The outcome is to be predictable. The skill required to do that? Forecasting.
There is no situation which benefits from uncertainty…not the market, not a project, nothing. The most coveted situation in business is predictability….knowing what your numbers are going to look like…or at least having a pretty good idea. And the skill I learned that helps you? Forecasting.
It’s not just forecasting into the future and making a guess and stopping there. It’s forecasting the future, monitoring your actuals against the forecast, figuring out what caused you to miss your forecast, and adjusting your forecasts along the way so you can get more accurate as time goes by.
Sounds obvious? Here’s the thing…you are often praised if you do better than your budget or forecast. So that incentivizes people to keep their forecasts conservative. When I worked at Citi, any variance, to the better or worse was frowned upon because you didn’t hit your number. That taught me I couldn’t play games of having an easy target…so I had to learn how to forecast.
I remember asking my team once how we were going to end the year. No one wanted to give me a number. I asked …”Wait a minute. We have all our actuals through October and we can’t forecast the last two months of the year?’ Needless to say, they got the point…and to their credit, they got so good at it they were upset when they were off $2MM on a multi million dollar budget! (They got a little obsessed).

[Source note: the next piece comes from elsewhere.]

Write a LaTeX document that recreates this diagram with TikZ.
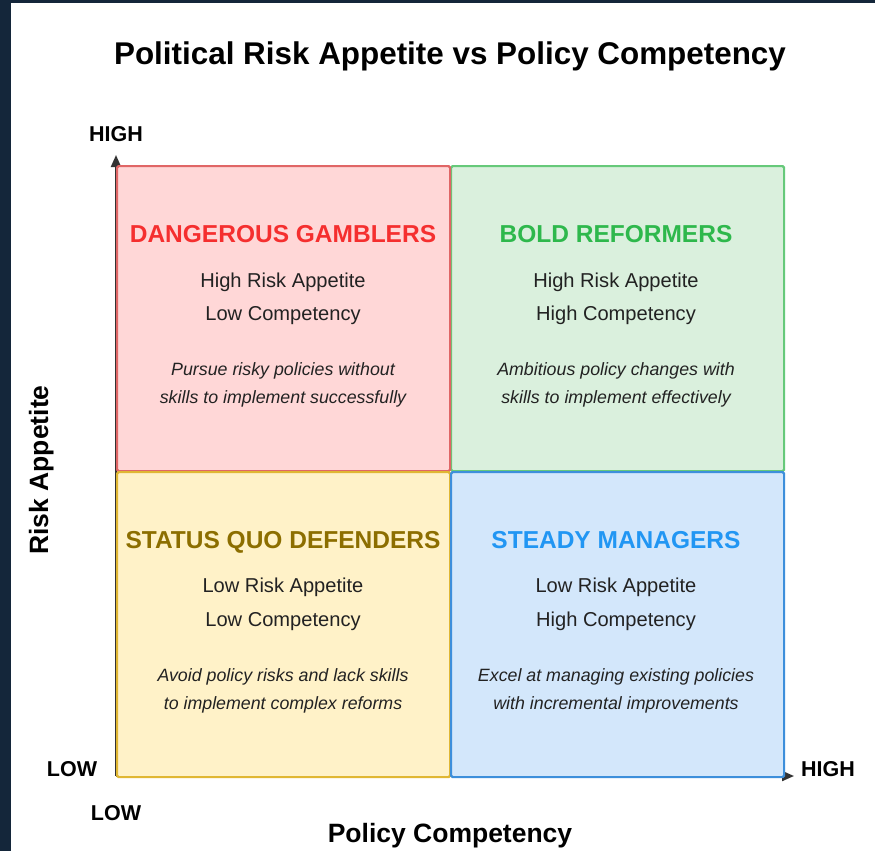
\documentclass[tikz,border=0pt]{standalone}
\usepackage{fontspec}
\setmainfont{Liberation Sans}
\usetikzlibrary{arrows.meta}
\definecolor{frameblue}{HTML}{14263A}
\definecolor{redfill}{HTML}{FFD7D7}
\definecolor{redline}{HTML}{E06666}
\definecolor{redtext}{HTML}{F52F2F}
\definecolor{greenfill}{HTML}{DAF0DD}
\definecolor{greenline}{HTML}{66C97A}
\definecolor{greentext}{HTML}{2EB84C}
\definecolor{yellowfill}{HTML}{FFF2C8}
\definecolor{yellowline}{HTML}{E0B733}
\definecolor{yellowtext}{HTML}{8C6E00}
\definecolor{bluefill}{HTML}{D3E7FB}
\definecolor{blueline}{HTML}{3D8FDB}
\definecolor{bluetext}{HTML}{2196F3}
\definecolor{bodytext}{HTML}{222222}
\definecolor{axisgray}{HTML}{333333}
\tikzset{
  quad/.style={draw, line width=2.2pt, rounded corners=1.5pt, minimum width=333pt, minimum height=305pt, inner sep=0pt, anchor=north west},
  qtitle/.style={font=\fontsize{24.5}{28}\selectfont\bfseries, inner sep=0pt, anchor=base},
  qbody/.style={font=\fontsize{20.1}{24}\selectfont, text=bodytext, inner sep=0pt, anchor=base},
  qnote/.style={font=\fontsize{17.8}{21}\selectfont\itshape, text=bodytext, inner sep=0pt, anchor=base},
  ticklbl/.style={font=\fontsize{21.5}{24}\selectfont\bfseries, inner sep=0pt, anchor=base},
  axislbl/.style={font=\fontsize{26.5}{30}\selectfont\bfseries, inner sep=0pt, anchor=base},
  axisline/.style={draw=axisgray, line width=2pt, -{Triangle[length=12pt,width=10pt]}}
}
\begin{document}
\begin{tikzpicture}[x=1pt,y=-1pt]
\useasboundingbox (0,0) rectangle (875,851);
\fill[frameblue] (0,0) rectangle (875,851);
\fill[white] (11,3) rectangle (875,851);
% title
\node[font=\fontsize{31.4}{36}\selectfont\bfseries, inner sep=0pt, anchor=base] (title) at (450,64) {Political Risk Appetite vs Policy Competency};
% axes
\coordinate (origin) at (116,776);
\coordinate (ytop) at (116,155);
\coordinate (xend) at (794,776);
\draw[axisline] (origin) -- (ytop);
\draw[axisline] (origin) -- (xend);
% quadrants (drawing order sets which border lies on top)
\node[quad, fill=greenfill, draw=greenline] (q2) at (450,165) {};
\node[quad, fill=redfill, draw=redline] (q1) at (116,165) {};
\node[quad, fill=yellowfill, draw=yellowline] (q3) at (116,471) {};
\node[quad, fill=bluefill, draw=blueline] (q4) at (450,471) {};
% quadrant 1
\node[qtitle, text=redtext] (t1) at (283,242.5) {DANGEROUS GAMBLERS};
\node[qbody] (b1a) at (283,287) {High Risk Appetite};
\node[qbody] (b1b) at (283,320) {Low Competency};
\node[qnote] (n1a) at (283,375) {Pursue risky policies without};
\node[qnote] (n1b) at (283,403) {skills to implement successfully};
% quadrant 2
\node[qtitle, text=greentext] (t2) at (616,242.5) {BOLD REFORMERS};
\node[qbody] (b2a) at (616,287) {High Risk Appetite};
\node[qbody] (b2b) at (616,320) {High Competency};
\node[qnote] (n2a) at (616,375) {Ambitious policy changes with};
\node[qnote] (n2b) at (616,403) {skills to implement effectively};
% quadrant 3
\node[qtitle, text=yellowtext] (t3) at (283,548.5) {STATUS QUO DEFENDERS};
\node[qbody] (b3a) at (283,592) {Low Risk Appetite};
\node[qbody] (b3b) at (283,626) {Low Competency};
\node[qnote] (n3a) at (283,681) {Avoid policy risks and lack skills};
\node[qnote] (n3b) at (283,709) {to implement complex reforms};
% quadrant 4
\node[qtitle, text=bluetext] (t4) at (616,548.5) {STEADY MANAGERS};
\node[qbody] (b4a) at (616,592) {Low Risk Appetite};
\node[qbody] (b4b) at (616,626) {High Competency};
\node[qnote] (n4a) at (616,681) {Excel at managing existing policies};
\node[qnote] (n4b) at (616,709) {with incremental improvements};
% tick labels
\node[ticklbl] (yhigh) at (116,141) {HIGH};
\node[ticklbl] (ylow) at (72,776) {LOW};
\node[ticklbl] (xlow) at (116,820) {LOW};
\node[ticklbl] (xhigh) at (828,776) {HIGH};
% axis labels
\node[axislbl, rotate=90] (ylabel) at (48,470) {Risk Appetite};
\node[axislbl] (xlabel) at (450,842) {Policy Competency};
\end{tikzpicture}
\end{document}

I’m not saying set targets which aren’t achievable….that helps no one. And there are often surprises you can’t always account for (ask me about the year I found out that a system was decommissioned and I got hit with charges in December). I do think there is benefit in knowing where you think you’re going to land the plane. It requires discipline and work, but there’s no feeling like the one when you actually land the plane where you said it was going to land.
So boring? Yes. But predictability….doing what you say you’re going to do? Priceless.